Iran’s foreign minister has once again categorically ruled out any renegotiation of the nuclear deal clinched by Iran and six world powers in 2015, urging all parties to get down to implementing the deal, instead of just posturing.
“JCPOA cannot be renegotiated—period,” Mohammad Javad Zarif said via his Twitter account on Thursday, referring to the historic nuclear accord of 2015. “If 2021 is not 2015, it’s not 1945 either.

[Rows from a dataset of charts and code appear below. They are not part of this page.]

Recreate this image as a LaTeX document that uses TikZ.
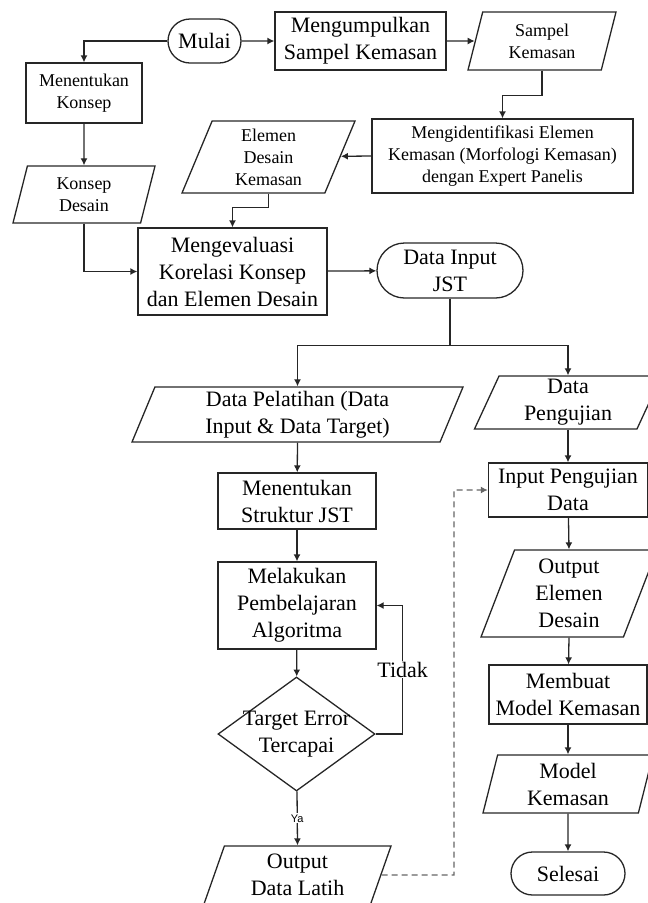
\documentclass[tikz,border=0pt]{standalone}
\usepackage{fontspec}
\setmainfont{Liberation Serif}
\newfontfamily\yafont{Liberation Sans}
\usepackage{tikz}
\usetikzlibrary{shapes.geometric,shapes.misc,arrows.meta}

\tikzset{
  garis/.style={draw=black!85,line width=1.3pt},
  besar/.style={font=\fontsize{22}{27}\selectfont},
  kecil/.style={font=\fontsize{18}{22}\selectfont},
  proses/.style={garis,rectangle,align=center,inner sep=0pt,besar},
  terminal/.style={garis,rounded rectangle,align=center,inner sep=0pt,besar},
  dataio/.style={garis,trapezium,trapezium left angle=64,trapezium right angle=116,
    trapezium stretches body,align=center,inner sep=0pt,besar},
  keputusan/.style={garis,diamond,inner sep=0pt},
  panah/.style={garis,-{Latex[length=7pt,width=7pt]}},
  putus/.style={draw=black!60,line width=1.4pt,dash pattern=on 6pt off 4pt,-{Latex[length=7pt,width=7pt]}}
}

\begin{document}
\begin{tikzpicture}[x=1pt,y=-1pt]
\useasboundingbox (0,0) rectangle (648,903);
\node[terminal,minimum width=73pt,minimum height=44pt] (mulai) at (204.5,41) {Mulai};
\node[proses,minimum width=171pt,minimum height=58pt] (kumpul) at (360.5,41) {Mengumpulkan\\Sampel Kemasan};
\node[dataio,kecil,trapezium left angle=67,trapezium right angle=113,minimum width=148pt,minimum height=58pt] (sampel) at (542,41) {Sampel\\Kemasan};
\node[proses,kecil,minimum width=116pt,minimum height=60pt] (konsep) at (84,93) {Menentukan\\Konsep};
\node[proses,kecil,minimum width=261pt,minimum height=74pt] (identifikasi) at (502.5,156) {Mengidentifikasi Elemen\\Kemasan (Morfologi Kemasan)\\dengan Expert Panelis};
\node[dataio,kecil,trapezium left angle=62,trapezium right angle=118,minimum width=173pt,minimum height=72pt] (elemen) at (268.5,157) {Elemen\\Desain\\Kemasan};
\node[dataio,kecil,trapezium left angle=67,trapezium right angle=113,minimum width=142pt,minimum height=57pt] (kdesain) at (84,194.5) {Konsep\\Desain};
\node[proses,minimum width=189pt,minimum height=87pt] (evaluasi) at (232.5,271.5) {Mengevaluasi\\Korelasi Konsep\\dan Elemen Desain};
\node[terminal,minimum width=146pt,minimum height=55pt] (input) at (450,270.5) {Data Input\\JST};

% kiri: pelatihan
\node[dataio,minimum width=331pt,minimum height=55pt] (latih) at (297.5,414.5) {Data Pelatihan (Data\\Input \& Data Target)};
\node[proses,minimum width=158pt,minimum height=56pt] (struktur) at (297,501) {Menentukan\\Struktur JST};
\node[proses,minimum width=158pt,minimum height=87pt] (belajar) at (297,605.5) {Melakukan\\Pembelajaran\\Algoritma};
\node[keputusan,minimum width=157pt,minimum height=114pt,
  label={[besar,align=center]center:Target Error\\Tercapai}] (target) at (296.5,734) {};
\node[dataio,minimum width=187pt,minimum height=58pt] (outlatih) at (297.5,875) {Output\\Data Latih};

% kanan: pengujian
\node[dataio,trapezium left angle=62,trapezium right angle=118,minimum width=187pt,minimum height=53pt] (uji) at (568,402.5) {Data\\Pengujian};
\node[proses,minimum width=159pt,minimum height=54pt] (inuji) at (568,490) {Input Pengujian\\Data};
\node[dataio,minimum width=176pt,minimum height=87pt] (outelemen) at (569,593.5) {Output\\Elemen\\Desain};
\node[proses,minimum width=158pt,minimum height=59pt] (membuat) at (568,694.5) {Membuat\\Model Kemasan};
\node[dataio,trapezium left angle=71,trapezium right angle=109,minimum width=170pt,minimum height=58pt] (model) at (568,784) {Model\\Kemasan};
\node[terminal,minimum width=114pt,minimum height=43pt] (selesai) at (568,873.5) {Selesai};

\draw[panah] (mulai) -- (kumpul);
\draw[panah] (mulai.west) -| (konsep.north);
\draw[panah] (kumpul) -- (sampel);
\draw[panah] (sampel.center |- sampel.south) -- ++(0,25) -| (identifikasi.north);
\draw[panah] (identifikasi.west) -- (elemen);
\draw[panah] (elemen.center |- elemen.south) -- ++(0,14) -| (evaluasi.north);
\draw[panah] (konsep) -- (kdesain);
\draw[panah] (kdesain.center |- kdesain.south) |- (evaluasi.west);
\draw[panah] (evaluasi) -- (input);
\draw[garis] (input.south) -- ++(0,47) coordinate (cabang);
\draw[panah] (cabang) -| (latih.center |- latih.north);
\draw[panah] (cabang) -| (uji.center |- uji.north);

\draw[panah] (latih.center |- latih.south) -- (struktur);
\draw[panah] (struktur) -- (belajar);
\draw[panah] (belajar) -- (target);
\draw[panah] (target) -- node[midway,fill=white,inner sep=1pt,font=\yafont\fontsize{11}{12}\selectfont] {Ya} (outlatih.center |- outlatih.north);
\draw[panah] (target.east) -- ++(27,0) |- node[pos=0.25,fill=white,inner sep=1pt,besar] {Tidak} (belajar.east);

\draw[panah] (uji.center |- uji.south) -- (inuji);
\draw[panah] (inuji) -- (outelemen.center |- outelemen.north);
\draw[panah] (outelemen.center |- outelemen.south) -- (membuat);
\draw[panah] (membuat) -- (model.center |- model.north);
\draw[panah] (model.center |- model.south) -- (selesai);

\coordinate (belok) at (454,875);
\draw[putus] (outlatih) -- (belok) |- (inuji.west);
\end{tikzpicture}
\end{document}
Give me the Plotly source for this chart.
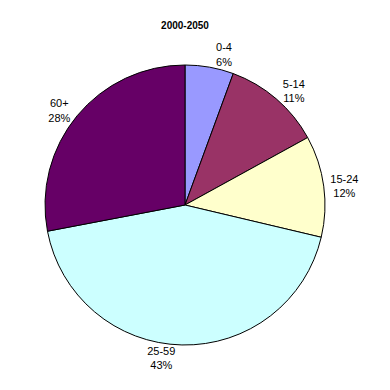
import plotly.graph_objects as go

labels = ["0-4", "5-14", "15-24", "25-59", "60+"]
values = [5.6, 11.4, 11.7, 43.3, 28.0]
colors = ["#9999FF", "#993366", "#FFFFCC", "#CCFFFF", "#660066"]

fig = go.Figure(go.Pie(
    labels=labels,
    values=values,
    sort=False,
    direction="clockwise",
    rotation=0,
    marker=dict(colors=colors, line=dict(color="black", width=1)),
    textposition="outside",
    texttemplate="%{label}<br>%{percent:.0%}",
    textfont=dict(family="Liberation Sans, Arial", size=11, color="black"),
    showlegend=False,
    hoverinfo="label+percent",
))

fig.update_layout(
    width=390, height=390,
    margin=dict(l=45, r=65, t=65, b=45),
    paper_bgcolor="white",
    plot_bgcolor="white",
    title=dict(text="<b>2000-2050</b>", x=185/390, xanchor="center",
               y=1 - 25/390, yanchor="middle", yref="container",
               font=dict(family="Liberation Sans, Arial", size=10, color="black")),
)

fig.write_html("out.html")
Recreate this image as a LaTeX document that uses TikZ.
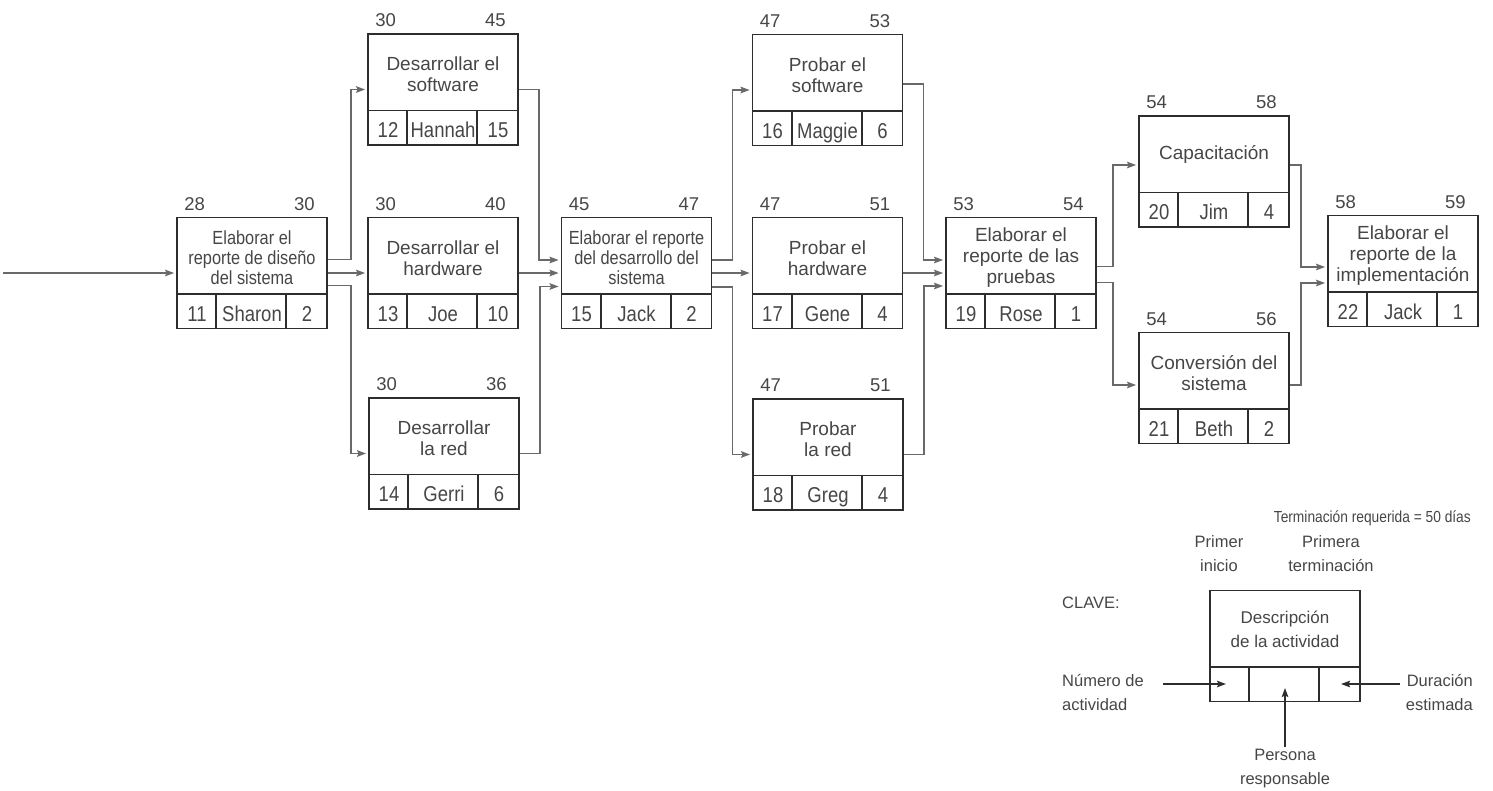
\documentclass[tikz,border=0pt]{standalone}
\usepackage{fontspec}
\setmainfont{Liberation Sans}
\newfontfamily\condfont{Liberation Sans}[FakeStretch=0.86]
\usetikzlibrary{arrows.meta}
\definecolor{NetLine}{RGB}{45,45,45}
\definecolor{NetArrow}{RGB}{105,105,105}
\definecolor{NetText}{RGB}{70,70,70}

\begin{document}
\begin{tikzpicture}[x=1pt, y=-1pt,
    act/.style={rectangle, draw=NetLine, line width=1.8pt, minimum width=150pt,
                minimum height=111pt, inner sep=0pt},
    rule/.style={draw=NetLine, line width=1.8pt},
    desc/.style={align=center, text=NetText, inner sep=0pt,
                 font=\fontsize{19}{21}\selectfont},
    smalldesc/.style={desc, font=\condfont\fontsize{19}{20}\selectfont},
    cell/.style={anchor=base, text=NetText, inner sep=0pt,
                 font=\condfont\fontsize{21.5}{24}\selectfont},
    date/.style={text=NetText, inner sep=0pt, font=\fontsize{18.5}{20}\selectfont},
    note/.style={text=NetText, inner sep=0pt, font=\fontsize{16.5}{24}\selectfont},
    conn/.style={-{Stealth[length=9pt, width=6.5pt, inset=1.5pt]}, draw=NetArrow,
                 line width=1.8pt, shorten >=2pt},
    keyarr/.style={-{Stealth[length=9pt, width=6.5pt, inset=1.5pt]}, draw=NetLine,
                   line width=1.5pt}
  ]
  \useasboundingbox (0,0) rectangle (1493,790);

  % activity boxes: number cell, person cell, duration cell, start and finish
  \foreach \n/\x/\y/\num/\who/\dur/\es/\ef in {
      a11/252/273/11/Sharon/2/28/30,
      a12/443/89.5/12/Hannah/15/30/45,
      a13/443/273/13/Joe/10/30/40,
      a14/444/453.5/14/Gerri/6/30/36,
      a15/636.5/273/15/Jack/2/45/47,
      a16/827.5/90/16/Maggie/6/47/53,
      a17/827.5/273/17/Gene/4/47/51,
      a18/828/454.5/18/Greg/4/47/51,
      a19/1021/273/19/Rose/1/53/54,
      a20/1214/171.5/20/Jim/4/54/58,
      a21/1214/388/21/Beth/2/54/56,
      a22/1403/271/22/Jack/1/58/59}{
    \node[act] (\n) at (\x,\y) {};
    \draw[rule] ([yshift=35.5pt]\n.south west) -- ([yshift=35.5pt]\n.south east);
    \draw[rule] ([xshift=40pt]\n.south west) -- ++(0,-35.5);
    \draw[rule] ([xshift=110pt]\n.south west) -- ++(0,-35.5);
    \node[cell] (\n-num) at ([xshift=-55pt,yshift=-48pt]\n.center) {\num};
    \node[cell] (\n-who) at ([yshift=-48pt]\n.center) {\who};
    \node[cell] (\n-dur) at ([xshift=55pt,yshift=-48pt]\n.center) {\dur};
    \node[date, anchor=base west] (\n-es) at ([xshift=8pt,yshift=6.5pt]\n.north west) {\es};
    \node[date, anchor=base east] (\n-ef) at ([xshift=-13pt,yshift=6.5pt]\n.north east) {\ef};
  }

  \node[smalldesc] (a11-txt) at ([yshift=15pt]a11.center)
        {Elaborar el\\reporte de diseño\\del sistema};
  \node[desc] (a12-txt) at ([yshift=15pt]a12.center) {Desarrollar el\\software};
  \node[desc] (a13-txt) at ([yshift=15pt]a13.center) {Desarrollar el\\hardware};
  \node[desc] (a14-txt) at ([yshift=15pt]a14.center) {Desarrollar\\la red};
  \node[smalldesc] (a15-txt) at ([yshift=15pt]a15.center)
        {Elaborar el reporte\\del desarrollo del\\sistema};
  \node[desc] (a16-txt) at ([yshift=15pt]a16.center) {Probar el\\software};
  \node[desc] (a17-txt) at ([yshift=15pt]a17.center) {Probar el\\hardware};
  \node[desc] (a18-txt) at ([yshift=15pt]a18.center) {Probar\\la red};
  \node[desc] (a19-txt) at ([yshift=15pt]a19.center)
        {Elaborar el\\reporte de las\\pruebas};
  \node[desc] (a20-txt) at ([yshift=17pt]a20.center) {Capacitación};
  \node[desc] (a21-txt) at ([yshift=15pt]a21.center) {Conversión del\\sistema};
  \node[desc] (a22-txt) at ([yshift=15pt]a22.center)
        {Elaborar el\\reporte de la\\implementación};

  % precedence links
  \coordinate (entry) at (3,273);
  \draw[conn] (entry) -- (a11);
  \draw[conn] ([yshift=13.5pt]a11.east) -- ++(23pt,0) |- (a12);
  \draw[conn] (a11) -- (a13);
  \draw[conn] ([yshift=-12.5pt]a11.east) -- ++(23pt,0) |- (a14);
  \draw[conn] (a12.east) -- ++(20pt,0) |- ([yshift=13pt]a15.west);
  \draw[conn] (a13) -- (a15);
  \draw[conn] (a14.east) -- ++(20pt,0) |- ([yshift=-13.5pt]a15.west);
  \draw[conn] ([yshift=13pt]a15.east) -- ++(20pt,0) |- (a16);
  \draw[conn] (a15) -- (a17);
  \draw[conn] ([yshift=-14pt]a15.east) -- ++(20pt,0) |- (a18);
  \draw[conn] ([yshift=6pt]a16.east) -- ++(20pt,0) |- ([yshift=13pt]a19.west);
  \draw[conn] (a17) -- (a19);
  \draw[conn] (a18.east) -- ++(20pt,0) |- ([yshift=-13pt]a19.west);
  \draw[conn] ([yshift=6.5pt]a19.east) -- ++(16pt,0) |- ([yshift=6.5pt]a20.west);
  \draw[conn] ([yshift=-9.5pt]a19.east) -- ++(16pt,0) |- ([yshift=3pt]a21.west);
  \draw[conn] ([yshift=6.5pt]a20.east) -- ++(11pt,0) |- ([yshift=4pt]a22.west);
  \draw[conn] ([yshift=3pt]a21.east) -- ++(11pt,0) |- ([yshift=-12pt]a22.west);

  \node[note, font=\condfont\fontsize{16}{20}\selectfont, anchor=east] (deadline)
        at (1471,518) {Terminación requerida = 50 días};

  % key
  \node[act] (key) at (1285,646) {};
  \draw[rule] ([yshift=35.5pt]key.south west) -- ([yshift=35.5pt]key.south east);
  \draw[rule] ([xshift=40pt]key.south west) -- ++(0,-35.5);
  \draw[rule] ([xshift=110pt]key.south west) -- ++(0,-35.5);
  \coordinate (key-num) at ([xshift=-55pt,yshift=-38pt]key.center);
  \coordinate (key-who) at ([yshift=-38pt]key.center);
  \coordinate (key-dur) at ([xshift=55pt,yshift=-38pt]key.center);
  \node[note, align=center, font=\fontsize{17}{24}\selectfont] (key-txt)
        at ([yshift=17pt]key.center) {Descripción\\de la actividad};

  \node[note, anchor=west] (clave) at (1062,603) {CLAVE:};
  \node[note, align=center] (es-lbl) at (1219,554) {Primer\\inicio};
  \node[note, align=center] (ef-lbl) at (1331,554) {Primera\\terminación};
  \node[note, align=left, anchor=west] (num-lbl) at (1062,692) {Número de\\actividad};
  \node[note, align=right, anchor=east] (dur-lbl) at (1473,692) {Duración\\estimada};
  \node[note, align=center] (who-lbl) at (1285,769) {Persona\\responsable};

  \draw[keyarr, shorten >=4pt] ([xshift=19pt,yshift=8pt]num-lbl.east) -- (key-num);
  \draw[keyarr, shorten >=1pt] ([xshift=-6pt,yshift=8pt]dur-lbl.west) -- (key-dur);
  \draw[keyarr, shorten >=4pt] ([yshift=2pt]who-lbl.north) -- (key-who);
\end{tikzpicture}
\end{document}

So let’s change UN Charter & remove the veto—so often abused by US.”
Zarif was responding to Wendy Sherman, US President Joe Biden’s nominee for deputy secretary of state, who said earlier that the facts on the ground have changed since the nuclear agreement was signed, calling for a “stronger” deal.
“I would note that 2021 is not 2015, when the deal was agreed, nor 2016, when it was implemented,” Sherman said during a Senate confirmation hearing on Wednesday. “The facts on the ground have changed, the geopolitics of the region have changed, and the way forward must similarly change.”
Zarif said “let’s stop posturing” and get down to implementing the JCPOA, which was struck between Iran and six world powers, including the US, France, Germany, Britain, Russia and China, and was abandoned unilaterally by the US in May 2018.